> **DATA SECTION**
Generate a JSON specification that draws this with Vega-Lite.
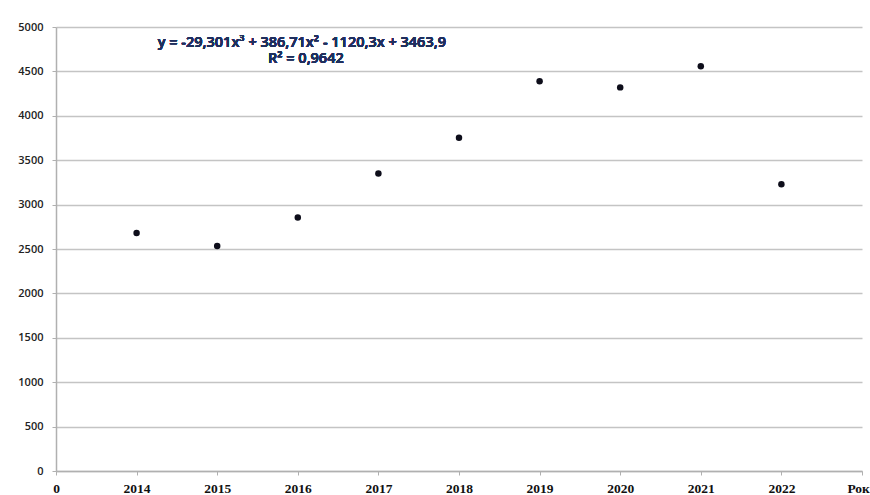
{
  "$schema": "https://vega.github.io/schema/vega-lite/v6.json",
  "autosize": "none",
  "width": 806,
  "height": 444,
  "padding": {"left": 56, "top": 27, "right": 8, "bottom": 24},
  "background": "white",
  "config": {"view": {"stroke": null}},
  "data": {
    "values": [
      {"year": 2014, "value": 2681},
      {"year": 2015, "value": 2535},
      {"year": 2016, "value": 2854},
      {"year": 2017, "value": 3349},
      {"year": 2018, "value": 3754},
      {"year": 2019, "value": 4388},
      {"year": 2020, "value": 4320},
      {"year": 2021, "value": 4557},
      {"year": 2022, "value": 3229}
    ]
  },
  "layer": [
    {
      "mark": {"type": "point", "filled": true, "opacity": 1, "color": "#0d0d1a", "size": 42},
      "encoding": {
        "x": {
          "field": "year",
          "type": "quantitative",
          "scale": {"domain": [2013, 2023], "nice": false, "zero": false},
          "axis": {
            "title": null,
            "values": [2013, 2014, 2015, 2016, 2017, 2018, 2019, 2020, 2021, 2022, 2023],
            "labelExpr": "datum.value == 2013 ? '0' : datum.value == 2023 ? 'Роки' : datum.value + ''",
            "grid": false,
            "domainColor": "#b0b0b0",
            "domainWidth": 1.5,
            "tickColor": "#b0b0b0",
            "tickSize": 4,
            "tickWidth": 1,
            "labelFont": "Liberation Serif",
            "labelFontWeight": "bold",
            "labelFontSize": 13.5,
            "labelColor": "#111111",
            "labelPadding": 6,
            "labelFlush": false,
            "labelOverlap": false
          }
        },
        "y": {
          "field": "value",
          "type": "quantitative",
          "scale": {"domain": [0, 5000], "nice": false},
          "axis": {
            "title": null,
            "values": [0, 500, 1000, 1500, 2000, 2500, 3000, 3500, 4000, 4500, 5000],
            "format": "d",
            "grid": true,
            "gridColor": "#c4c4c4",
            "gridWidth": 1.5,
            "domainColor": "#b0b0b0",
            "domainWidth": 1.5,
            "tickColor": "#b0b0b0",
            "tickSize": 4,
            "labelFont": "Open Sans",
            "labelFontWeight": 600,
            "labelFontSize": 11,
            "labelColor": "#222222",
            "labelPadding": 9
          }
        }
      }
    },
    {
      "mark": {
        "type": "text",
        "text": "y = -29,301x³ + 386,71x² - 1120,3x + 3463,9",
        "font": "Open Sans",
        "fontWeight": 600,
        "fontSize": 14.5,
        "color": "#1f2f5e",
        "align": "center",
        "baseline": "middle"
      },
      "encoding": {
        "x": {"datum": 2016.05, "type": "quantitative"},
        "y": {"datum": 4825, "type": "quantitative"}
      }
    },
    {
      "mark": {
        "type": "text",
        "text": "R² = 0,9642",
        "font": "Open Sans",
        "fontWeight": 600,
        "fontSize": 14.5,
        "color": "#1f2f5e",
        "align": "center",
        "baseline": "middle"
      },
      "encoding": {
        "x": {"datum": 2016.1, "type": "quantitative"},
        "y": {"datum": 4635, "type": "quantitative"}
      }
    }
  ]
}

> **DIRECTIONS**
Transcribe the whole listing exactly. Pictures stay out of your copy.

> **PROBLEM SOLUTION**
Generate a JSON specification that draws this with Vega-Lite.
{
  "$schema": "https://vega.github.io/schema/vega-lite/v6.json",
  "autosize": "none",
  "width": 806,
  "height": 444,
  "padding": {"left": 56, "top": 27, "right": 8, "bottom": 24},
  "background": "white",
  "config": {"view": {"stroke": null}},
  "data": {
    "values": [
      {"year": 2014, "value": 2681},
      {"year": 2015, "value": 2535},
      {"year": 2016, "value": 2854},
      {"year": 2017, "value": 3349},
      {"year": 2018, "value": 3754},
      {"year": 2019, "value": 4388},
      {"year": 2020, "value": 4320},
      {"year": 2021, "value": 4557},
      {"year": 2022, "value": 3229}
    ]
  },
  "layer": [
    {
      "mark": {"type": "point", "filled": true, "opacity": 1, "color": "#0d0d1a", "size": 42},
      "encoding": {
        "x": {
          "field": "year",
          "type": "quantitative",
          "scale": {"domain": [2013, 2023], "nice": false, "zero": false},
          "axis": {
            "title": null,
            "values": [2013, 2014, 2015, 2016, 2017, 2018, 2019, 2020, 2021, 2022, 2023],
            "labelExpr": "datum.value == 2013 ? '0' : datum.value == 2023 ? 'Роки' : datum.value + ''",
            "grid": false,
            "domainColor": "#b0b0b0",
            "domainWidth": 1.5,
            "tickColor": "#b0b0b0",
            "tickSize": 4,
            "tickWidth": 1,
            "labelFont": "Liberation Serif",
            "labelFontWeight": "bold",
            "labelFontSize": 13.5,
            "labelColor": "#111111",
            "labelPadding": 6,
            "labelFlush": false,
            "labelOverlap": false
          }
        },
        "y": {
          "field": "value",
          "type": "quantitative",
          "scale": {"domain": [0, 5000], "nice": false},
          "axis": {
            "title": null,
            "values": [0, 500, 1000, 1500, 2000, 2500, 3000, 3500, 4000, 4500, 5000],
            "format": "d",
            "grid": true,
            "gridColor": "#c4c4c4",
            "gridWidth": 1.5,
            "domainColor": "#b0b0b0",
            "domainWidth": 1.5,
            "tickColor": "#b0b0b0",
            "tickSize": 4,
            "labelFont": "Open Sans",
            "labelFontWeight": 600,
            "labelFontSize": 11,
            "labelColor": "#222222",
            "labelPadding": 9
          }
        }
      }
    },
    {
      "mark": {
        "type": "text",
        "text": "y = -29,301x³ + 386,71x² - 1120,3x + 3463,9",
        "font": "Open Sans",
        "fontWeight": 600,
        "fontSize": 14.5,
        "color": "#1f2f5e",
        "align": "center",
        "baseline": "middle"
      },
      "encoding": {
        "x": {"datum": 2016.05, "type": "quantitative"},
        "y": {"datum": 4825, "type": "quantitative"}
      }
    },
    {
      "mark": {
        "type": "text",
        "text": "R² = 0,9642",
        "font": "Open Sans",
        "fontWeight": 600,
        "fontSize": 14.5,
        "color": "#1f2f5e",
        "align": "center",
        "baseline": "middle"
      },
      "encoding": {
        "x": {"datum": 2016.1, "type": "quantitative"},
        "y": {"datum": 4635, "type": "quantitative"}
      }
    }
  ]
}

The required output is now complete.